(Extracted records)
..............................
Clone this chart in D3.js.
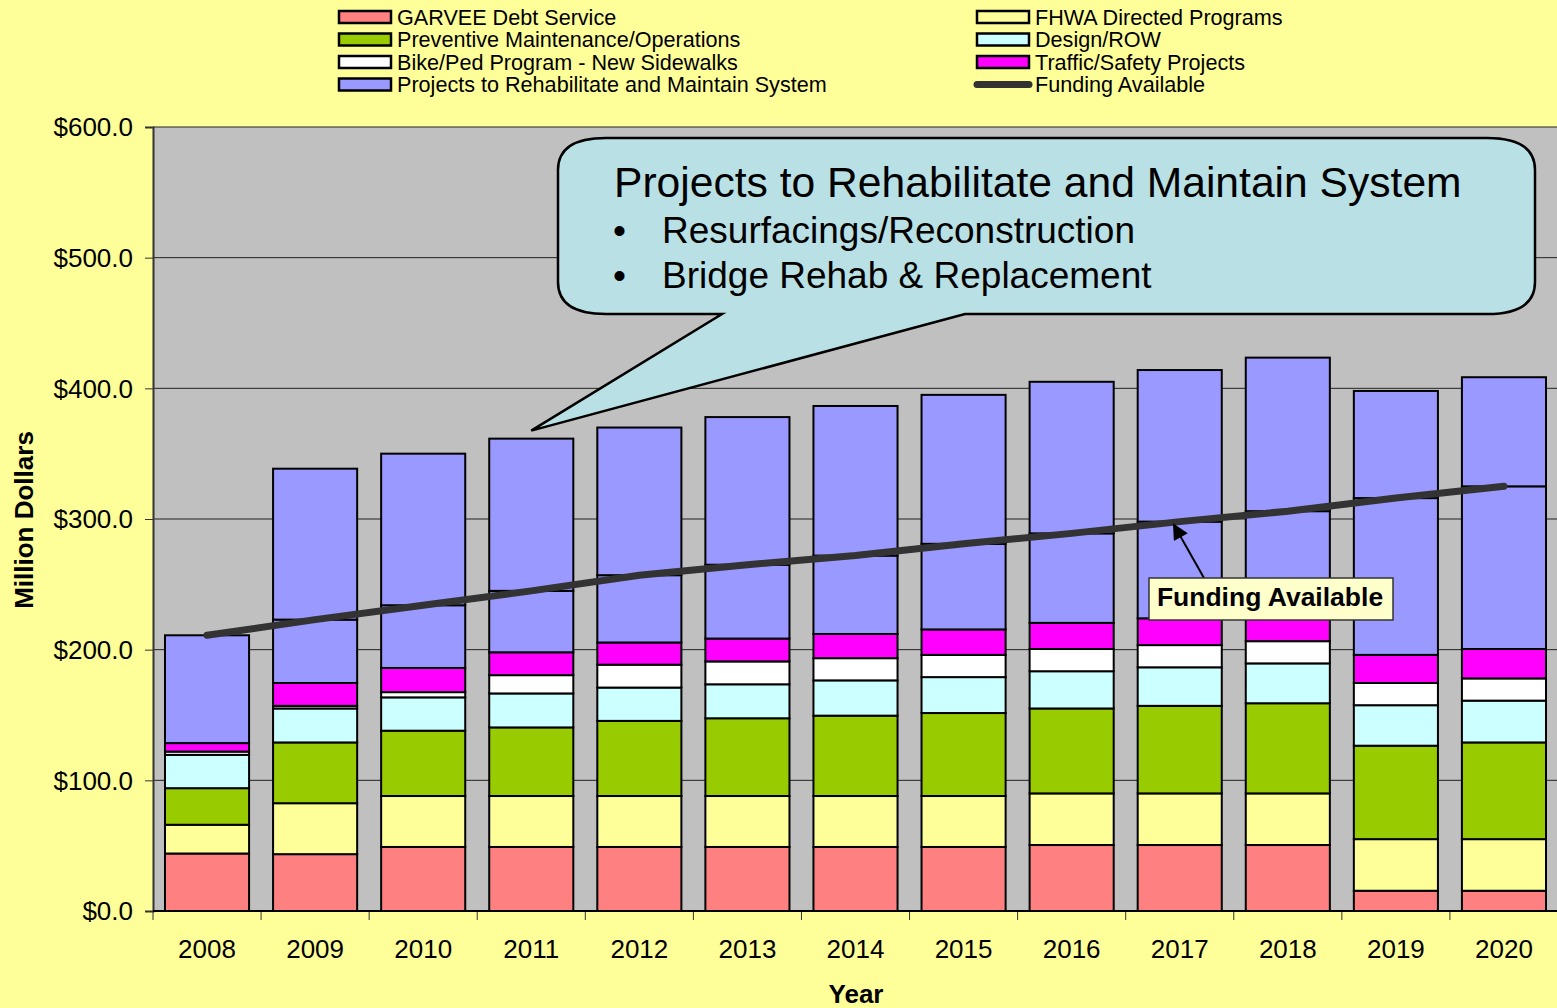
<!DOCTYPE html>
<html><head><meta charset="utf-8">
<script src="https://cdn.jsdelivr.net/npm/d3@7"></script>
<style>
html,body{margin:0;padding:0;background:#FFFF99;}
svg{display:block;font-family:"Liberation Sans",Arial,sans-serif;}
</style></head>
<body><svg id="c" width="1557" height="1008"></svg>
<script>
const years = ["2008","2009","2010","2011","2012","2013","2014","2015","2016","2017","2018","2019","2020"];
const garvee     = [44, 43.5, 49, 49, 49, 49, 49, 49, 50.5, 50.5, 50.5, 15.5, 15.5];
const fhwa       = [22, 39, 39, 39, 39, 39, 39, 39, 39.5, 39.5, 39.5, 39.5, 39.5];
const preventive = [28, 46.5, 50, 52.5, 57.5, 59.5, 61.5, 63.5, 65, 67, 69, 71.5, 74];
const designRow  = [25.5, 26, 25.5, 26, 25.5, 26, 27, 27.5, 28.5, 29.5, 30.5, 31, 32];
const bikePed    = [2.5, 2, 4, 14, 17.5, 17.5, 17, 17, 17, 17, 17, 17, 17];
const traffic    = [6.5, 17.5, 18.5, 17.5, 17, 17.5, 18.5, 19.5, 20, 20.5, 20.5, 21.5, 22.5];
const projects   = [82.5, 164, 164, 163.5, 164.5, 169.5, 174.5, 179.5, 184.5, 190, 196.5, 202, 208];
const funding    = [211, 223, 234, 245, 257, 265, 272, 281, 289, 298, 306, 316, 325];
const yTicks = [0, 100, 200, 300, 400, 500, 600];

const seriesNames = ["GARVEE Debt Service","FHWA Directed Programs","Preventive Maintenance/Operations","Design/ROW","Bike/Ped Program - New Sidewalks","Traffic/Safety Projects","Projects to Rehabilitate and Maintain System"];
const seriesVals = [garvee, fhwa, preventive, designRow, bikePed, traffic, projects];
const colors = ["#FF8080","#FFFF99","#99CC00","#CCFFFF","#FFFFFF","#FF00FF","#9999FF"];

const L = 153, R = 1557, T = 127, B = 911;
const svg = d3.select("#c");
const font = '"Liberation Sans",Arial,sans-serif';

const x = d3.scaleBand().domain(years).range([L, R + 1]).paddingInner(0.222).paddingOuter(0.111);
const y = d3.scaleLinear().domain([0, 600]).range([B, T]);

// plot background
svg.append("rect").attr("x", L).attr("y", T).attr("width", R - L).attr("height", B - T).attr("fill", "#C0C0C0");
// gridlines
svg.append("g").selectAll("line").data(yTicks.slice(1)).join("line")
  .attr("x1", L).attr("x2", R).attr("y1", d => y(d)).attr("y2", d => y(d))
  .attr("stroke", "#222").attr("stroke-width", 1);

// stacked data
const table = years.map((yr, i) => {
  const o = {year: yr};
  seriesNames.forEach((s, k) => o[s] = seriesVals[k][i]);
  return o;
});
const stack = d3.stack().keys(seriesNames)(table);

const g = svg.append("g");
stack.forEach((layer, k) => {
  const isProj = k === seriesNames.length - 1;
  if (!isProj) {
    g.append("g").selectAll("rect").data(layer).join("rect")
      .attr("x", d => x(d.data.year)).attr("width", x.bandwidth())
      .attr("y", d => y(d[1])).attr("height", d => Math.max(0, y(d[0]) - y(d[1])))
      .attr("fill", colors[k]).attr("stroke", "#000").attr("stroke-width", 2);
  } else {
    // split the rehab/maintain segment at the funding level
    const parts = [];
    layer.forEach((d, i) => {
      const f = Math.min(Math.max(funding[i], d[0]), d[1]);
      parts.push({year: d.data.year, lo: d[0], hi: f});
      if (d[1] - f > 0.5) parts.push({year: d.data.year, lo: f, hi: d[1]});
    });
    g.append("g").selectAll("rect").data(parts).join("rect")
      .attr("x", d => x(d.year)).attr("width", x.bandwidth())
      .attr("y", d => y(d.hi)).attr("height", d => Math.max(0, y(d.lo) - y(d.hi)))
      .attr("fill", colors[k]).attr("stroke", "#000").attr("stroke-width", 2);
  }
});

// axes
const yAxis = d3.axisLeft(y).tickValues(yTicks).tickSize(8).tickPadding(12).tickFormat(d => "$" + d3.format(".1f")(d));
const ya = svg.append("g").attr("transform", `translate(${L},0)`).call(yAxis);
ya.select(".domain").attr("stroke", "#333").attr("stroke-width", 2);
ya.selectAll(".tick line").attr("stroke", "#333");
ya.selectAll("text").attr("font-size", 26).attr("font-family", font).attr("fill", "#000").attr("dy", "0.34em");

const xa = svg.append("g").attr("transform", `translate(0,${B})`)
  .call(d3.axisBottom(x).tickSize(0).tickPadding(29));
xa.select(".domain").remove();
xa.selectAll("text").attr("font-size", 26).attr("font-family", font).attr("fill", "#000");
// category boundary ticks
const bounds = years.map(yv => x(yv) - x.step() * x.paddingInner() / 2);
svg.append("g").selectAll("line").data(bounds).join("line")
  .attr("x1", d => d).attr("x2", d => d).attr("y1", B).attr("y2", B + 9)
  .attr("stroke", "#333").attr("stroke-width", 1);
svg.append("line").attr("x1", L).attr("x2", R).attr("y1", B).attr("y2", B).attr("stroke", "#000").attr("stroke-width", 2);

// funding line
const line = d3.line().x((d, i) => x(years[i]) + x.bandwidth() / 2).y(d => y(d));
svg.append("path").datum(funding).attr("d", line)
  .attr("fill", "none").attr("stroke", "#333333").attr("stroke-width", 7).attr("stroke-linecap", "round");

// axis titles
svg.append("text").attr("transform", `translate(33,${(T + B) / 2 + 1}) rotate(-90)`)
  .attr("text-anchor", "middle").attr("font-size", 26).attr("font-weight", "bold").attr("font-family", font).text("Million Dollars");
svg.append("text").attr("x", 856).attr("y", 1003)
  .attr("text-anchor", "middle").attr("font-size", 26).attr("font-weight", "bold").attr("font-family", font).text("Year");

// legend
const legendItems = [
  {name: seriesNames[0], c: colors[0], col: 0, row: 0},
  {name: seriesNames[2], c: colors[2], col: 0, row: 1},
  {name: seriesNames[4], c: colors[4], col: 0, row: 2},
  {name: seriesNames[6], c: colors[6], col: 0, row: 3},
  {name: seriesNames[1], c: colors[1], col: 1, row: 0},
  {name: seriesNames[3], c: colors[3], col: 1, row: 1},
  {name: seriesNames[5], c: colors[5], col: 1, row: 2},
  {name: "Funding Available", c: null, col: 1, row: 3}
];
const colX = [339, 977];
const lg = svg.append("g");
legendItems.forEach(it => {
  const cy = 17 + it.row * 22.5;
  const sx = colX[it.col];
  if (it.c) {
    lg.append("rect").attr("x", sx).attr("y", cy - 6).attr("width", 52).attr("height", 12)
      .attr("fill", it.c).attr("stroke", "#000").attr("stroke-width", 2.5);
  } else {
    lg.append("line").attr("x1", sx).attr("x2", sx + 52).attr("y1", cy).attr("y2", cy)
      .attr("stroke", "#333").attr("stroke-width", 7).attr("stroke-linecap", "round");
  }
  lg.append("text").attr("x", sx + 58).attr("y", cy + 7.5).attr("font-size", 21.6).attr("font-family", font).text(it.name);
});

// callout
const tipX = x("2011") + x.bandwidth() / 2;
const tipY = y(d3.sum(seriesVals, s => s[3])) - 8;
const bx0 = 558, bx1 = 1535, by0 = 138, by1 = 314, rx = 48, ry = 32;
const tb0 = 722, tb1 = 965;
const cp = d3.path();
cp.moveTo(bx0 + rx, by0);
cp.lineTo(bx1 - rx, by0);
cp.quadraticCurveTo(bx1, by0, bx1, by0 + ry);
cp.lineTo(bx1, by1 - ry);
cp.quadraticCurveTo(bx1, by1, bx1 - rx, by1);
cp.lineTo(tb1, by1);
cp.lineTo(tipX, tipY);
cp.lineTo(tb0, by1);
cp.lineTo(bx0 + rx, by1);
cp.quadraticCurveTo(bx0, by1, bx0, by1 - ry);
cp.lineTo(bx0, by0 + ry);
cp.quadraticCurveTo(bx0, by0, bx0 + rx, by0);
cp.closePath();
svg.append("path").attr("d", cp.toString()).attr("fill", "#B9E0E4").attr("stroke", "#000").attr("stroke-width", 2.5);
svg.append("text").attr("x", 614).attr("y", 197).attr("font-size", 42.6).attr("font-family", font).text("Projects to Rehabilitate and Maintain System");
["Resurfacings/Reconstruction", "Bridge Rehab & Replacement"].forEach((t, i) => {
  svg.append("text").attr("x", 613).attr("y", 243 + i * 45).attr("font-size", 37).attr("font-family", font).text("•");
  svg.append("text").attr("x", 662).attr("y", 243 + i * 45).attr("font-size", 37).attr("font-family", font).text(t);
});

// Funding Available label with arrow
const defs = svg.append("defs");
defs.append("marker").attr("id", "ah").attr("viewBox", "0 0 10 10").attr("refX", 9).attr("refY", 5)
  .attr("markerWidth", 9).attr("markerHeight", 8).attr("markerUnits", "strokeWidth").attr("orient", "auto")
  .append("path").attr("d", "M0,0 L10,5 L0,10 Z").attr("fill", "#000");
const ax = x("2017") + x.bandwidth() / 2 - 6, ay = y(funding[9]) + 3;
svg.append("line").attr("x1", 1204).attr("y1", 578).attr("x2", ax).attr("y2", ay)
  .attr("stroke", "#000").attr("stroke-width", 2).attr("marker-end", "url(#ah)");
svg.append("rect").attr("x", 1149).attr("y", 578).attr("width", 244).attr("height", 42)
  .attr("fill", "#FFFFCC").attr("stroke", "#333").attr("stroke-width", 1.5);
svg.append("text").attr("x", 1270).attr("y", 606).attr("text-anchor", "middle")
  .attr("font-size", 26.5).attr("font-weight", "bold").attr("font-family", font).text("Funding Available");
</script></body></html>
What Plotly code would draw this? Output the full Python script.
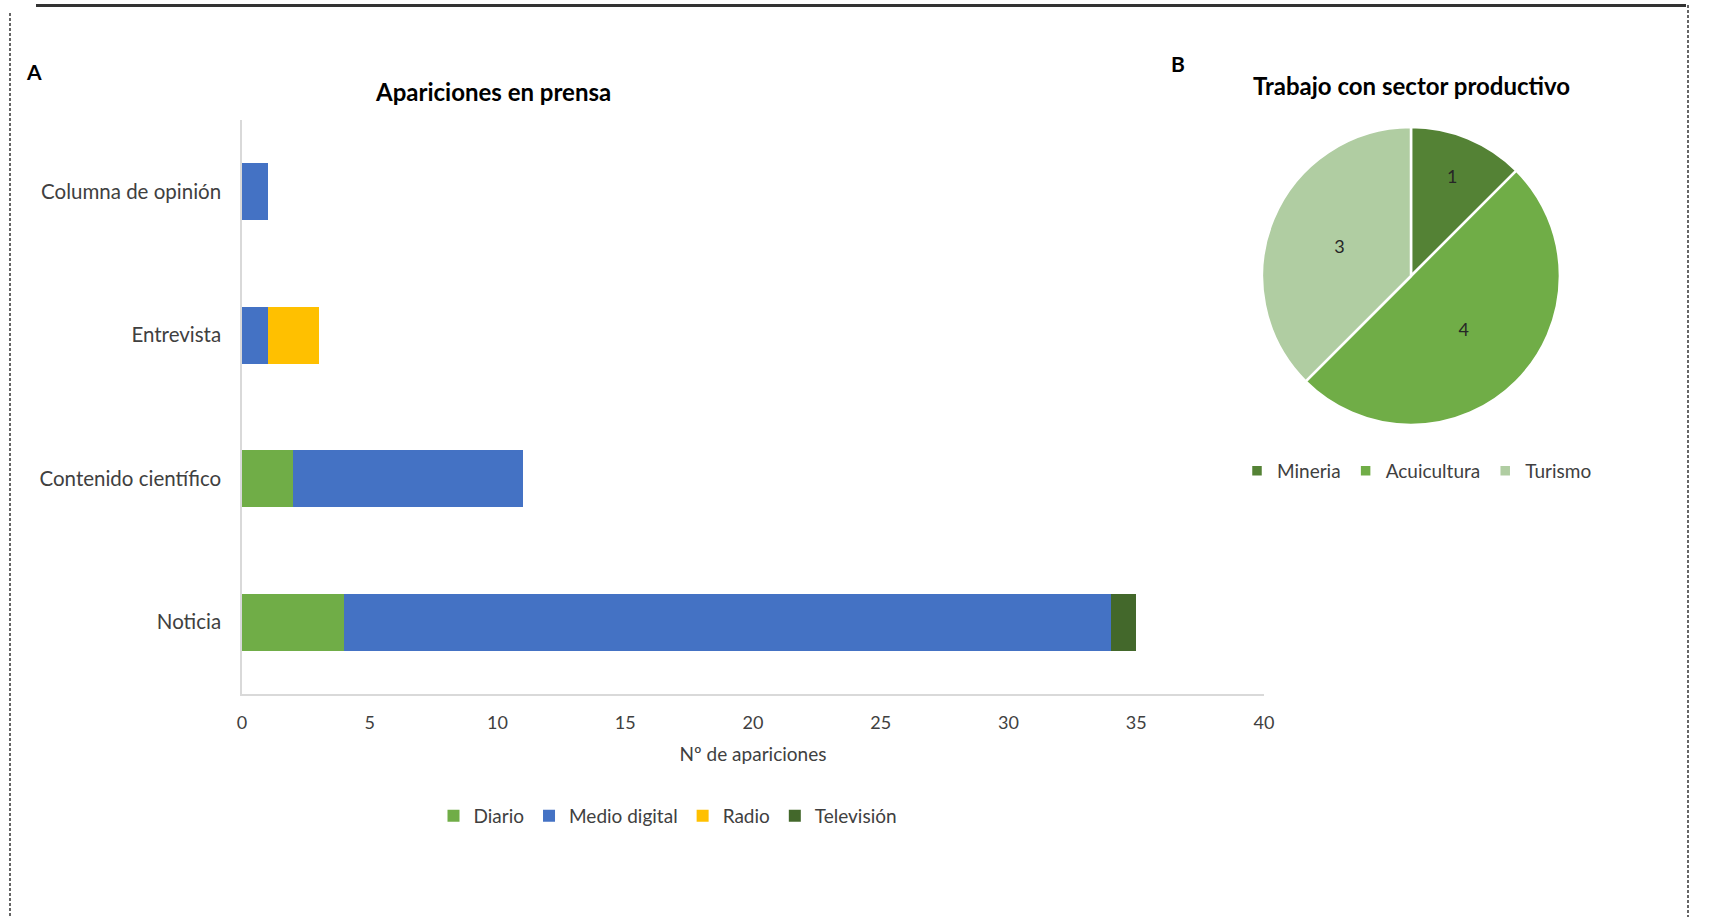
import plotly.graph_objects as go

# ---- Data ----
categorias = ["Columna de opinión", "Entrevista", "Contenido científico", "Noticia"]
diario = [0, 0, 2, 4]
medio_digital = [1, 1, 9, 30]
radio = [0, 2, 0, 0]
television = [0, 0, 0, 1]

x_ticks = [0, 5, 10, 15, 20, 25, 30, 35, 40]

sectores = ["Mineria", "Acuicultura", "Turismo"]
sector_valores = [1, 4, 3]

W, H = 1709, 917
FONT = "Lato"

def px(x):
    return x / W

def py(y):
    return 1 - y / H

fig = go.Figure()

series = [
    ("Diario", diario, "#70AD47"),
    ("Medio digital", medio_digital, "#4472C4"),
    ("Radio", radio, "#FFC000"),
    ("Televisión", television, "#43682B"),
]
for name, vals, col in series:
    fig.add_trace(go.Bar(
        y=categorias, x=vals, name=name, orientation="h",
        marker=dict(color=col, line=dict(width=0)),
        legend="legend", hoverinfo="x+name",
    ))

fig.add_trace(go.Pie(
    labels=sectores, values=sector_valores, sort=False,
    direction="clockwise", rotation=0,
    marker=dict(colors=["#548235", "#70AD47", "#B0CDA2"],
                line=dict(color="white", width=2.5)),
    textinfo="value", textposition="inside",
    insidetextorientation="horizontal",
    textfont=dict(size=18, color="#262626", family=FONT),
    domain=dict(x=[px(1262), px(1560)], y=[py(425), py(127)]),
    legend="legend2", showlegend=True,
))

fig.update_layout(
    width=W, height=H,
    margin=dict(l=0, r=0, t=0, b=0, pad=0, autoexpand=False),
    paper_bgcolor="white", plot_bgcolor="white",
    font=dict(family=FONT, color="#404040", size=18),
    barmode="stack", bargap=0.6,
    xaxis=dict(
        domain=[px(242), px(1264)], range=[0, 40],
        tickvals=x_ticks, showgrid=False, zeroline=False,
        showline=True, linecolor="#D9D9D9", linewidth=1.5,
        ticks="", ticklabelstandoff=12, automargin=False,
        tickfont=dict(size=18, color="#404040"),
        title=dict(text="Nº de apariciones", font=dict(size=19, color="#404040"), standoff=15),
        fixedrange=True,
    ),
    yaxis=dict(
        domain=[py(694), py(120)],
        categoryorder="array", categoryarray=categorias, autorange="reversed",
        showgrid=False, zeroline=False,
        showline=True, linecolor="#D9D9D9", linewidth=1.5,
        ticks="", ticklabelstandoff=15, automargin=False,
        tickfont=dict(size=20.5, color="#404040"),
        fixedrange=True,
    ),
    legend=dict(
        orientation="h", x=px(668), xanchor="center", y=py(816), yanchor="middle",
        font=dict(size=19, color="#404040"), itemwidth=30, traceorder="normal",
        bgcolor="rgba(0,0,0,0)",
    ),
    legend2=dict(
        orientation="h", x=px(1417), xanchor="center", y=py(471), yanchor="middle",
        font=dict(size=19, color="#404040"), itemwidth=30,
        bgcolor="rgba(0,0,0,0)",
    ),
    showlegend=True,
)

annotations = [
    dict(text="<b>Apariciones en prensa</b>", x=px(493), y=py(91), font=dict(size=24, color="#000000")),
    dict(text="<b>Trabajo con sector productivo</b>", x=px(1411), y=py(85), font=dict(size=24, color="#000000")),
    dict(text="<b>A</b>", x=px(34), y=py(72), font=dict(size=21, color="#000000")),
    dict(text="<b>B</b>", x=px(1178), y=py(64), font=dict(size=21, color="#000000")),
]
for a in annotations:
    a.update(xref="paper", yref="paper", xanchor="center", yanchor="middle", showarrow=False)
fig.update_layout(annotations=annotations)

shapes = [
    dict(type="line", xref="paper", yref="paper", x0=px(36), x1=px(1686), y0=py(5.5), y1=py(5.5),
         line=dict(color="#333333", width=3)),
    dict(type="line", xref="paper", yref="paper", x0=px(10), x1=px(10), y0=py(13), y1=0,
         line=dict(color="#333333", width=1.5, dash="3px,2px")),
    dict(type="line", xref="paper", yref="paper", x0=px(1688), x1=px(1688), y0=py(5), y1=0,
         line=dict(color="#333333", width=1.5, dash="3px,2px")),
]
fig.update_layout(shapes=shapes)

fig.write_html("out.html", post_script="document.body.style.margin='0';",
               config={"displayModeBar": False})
..............................
_Task brief_
From the records above, copy only the lines running from the line holding "What Plotly code" through the line holding "fig = go.Figure()", with no pictures.

_Written response_
What Plotly code would draw this? Output the full Python script.
import plotly.graph_objects as go

# ---- Data ----
categorias = ["Columna de opinión", "Entrevista", "Contenido científico", "Noticia"]
diario = [0, 0, 2, 4]
medio_digital = [1, 1, 9, 30]
radio = [0, 2, 0, 0]
television = [0, 0, 0, 1]

x_ticks = [0, 5, 10, 15, 20, 25, 30, 35, 40]

sectores = ["Mineria", "Acuicultura", "Turismo"]
sector_valores = [1, 4, 3]

W, H = 1709, 917
FONT = "Lato"

def px(x):
    return x / W

def py(y):
    return 1 - y / H

fig = go.Figure()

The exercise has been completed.